Rings Around The World

Hiatus. This is the meaning of the word: since ‘Dark Days/Light Years’ things have been quiet from the SFA camp, but not from its inhabitants. Solo ventures preceded that album and have continued in its wake. Cian Ciarán has two albums under his belt, as well as a techno house music side project called Acid Casuals and a recent collaboration with psych-pop man Wilding. His brother Dafydd formed The Peth in 2008 with Rhys Ifans, releasing one album and recording another (yet to see the light of day), and currently plays with The Earth. Gulp is Guto Pryce’s band, while Bunf’s The Pale Blue Dots have just released their ‘Lots Of Dots’ record. Gruff, of course, has been busy of late, his latest flights of the fantastic leading him to follow a biographical muse.
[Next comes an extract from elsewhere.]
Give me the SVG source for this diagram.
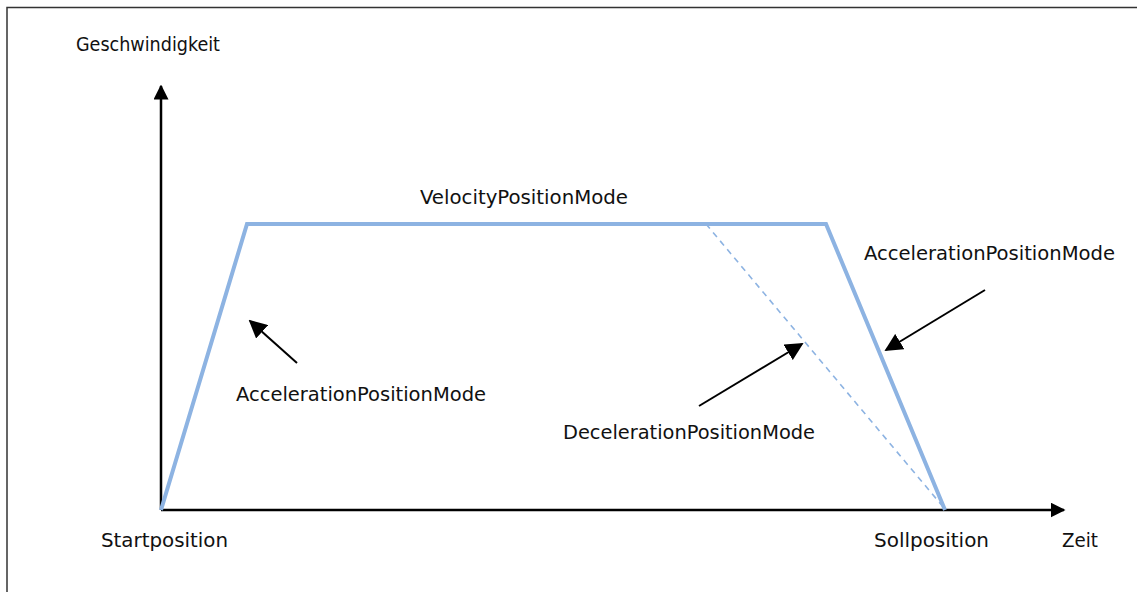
<svg xmlns="http://www.w3.org/2000/svg" width="1137" height="592" viewBox="0 0 1137 592">
<style>
text{font-family:"DejaVu Sans Condensed","Liberation Sans",sans-serif;font-size:20px;fill:#111}
.ax{stroke:#000;stroke-width:2.5;fill:none}
.ptr{stroke:#000;stroke-width:2;fill:none}
.prof{stroke:#8db3e2;stroke-width:4;fill:none;stroke-linejoin:miter}
.dash{stroke:#8db3e2;stroke-width:1.6;fill:none;stroke-dasharray:6 5}
</style>
<defs>
<marker id="ah" viewBox="0 0 10 10" refX="9" refY="5" markerWidth="6" markerHeight="6" markerUnits="strokeWidth" orient="auto">
<path d="M0,0 L10,5 L0,10 Z" fill="#000"/>
</marker>
<marker id="ahs" viewBox="0 0 10 10" refX="9" refY="5" markerWidth="9" markerHeight="9" markerUnits="strokeWidth" orient="auto">
<path d="M0,0 L10,5 L0,10 Z" fill="#000"/>
</marker>
</defs>
<g id="frame">
<path d="M7,592 V7.5 H1137" stroke="#333" stroke-width="1.5" fill="none"/>
</g>
<g id="connectors">
<line class="ax" x1="161" y1="510" x2="161" y2="86" marker-end="url(#ah)"/>
<line class="ax" x1="161" y1="510" x2="1064" y2="510" marker-end="url(#ah)"/>
<path class="dash" d="M706,224 L944,508"/>
<path class="prof" d="M161,510 L247,224 L826,224 L945,510"/>
<line class="ptr" x1="297" y1="363" x2="250" y2="321" marker-end="url(#ahs)"/>
<line class="ptr" x1="699" y1="406" x2="802" y2="344" marker-end="url(#ahs)"/>
<line class="ptr" x1="985" y1="290" x2="886" y2="350" marker-end="url(#ahs)"/>
</g>
<g id="labels">
<text x="76" y="51" textLength="144" lengthAdjust="spacingAndGlyphs">Geschwindigkeit</text>
<text x="420" y="204" textLength="208" lengthAdjust="spacingAndGlyphs">VelocityPositionMode</text>
<text x="864" y="260" textLength="251" lengthAdjust="spacingAndGlyphs">AccelerationPositionMode</text>
<text x="236" y="401" textLength="250" lengthAdjust="spacingAndGlyphs">AccelerationPositionMode</text>
<text x="563" y="439" textLength="252" lengthAdjust="spacingAndGlyphs">DecelerationPositionMode</text>
<text x="101" y="547" textLength="127" lengthAdjust="spacingAndGlyphs">Startposition</text>
<text x="874" y="547" textLength="115" lengthAdjust="spacingAndGlyphs">Sollposition</text>
<text x="1062" y="547" textLength="36" lengthAdjust="spacingAndGlyphs">Zeit</text>
</g>
</svg>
Aside from two concept albums – the first about John DeLorean, the second about Italian publisher Giangiacomo Feltrinelli – with Boom Bip under the moniker Neon Neon, his latest solo endeavour combines an album, book, film and phone app detailing the journey of his ancestor John Evans to America in the latter stages of the 18th century to track down a Welsh-speaking Native American tribe. A hiatus is far from empty space.

For Now And Ever

We keep going. That'll be strange, stopping. And if we stop we will stop” That’s what Guto said before ‘Lovekraft’ came out. What’s next for SFA? Who knows? All we know is that their sonar pulse is still pinging in the darkness. And when it stops…fuck it. They’re only a band.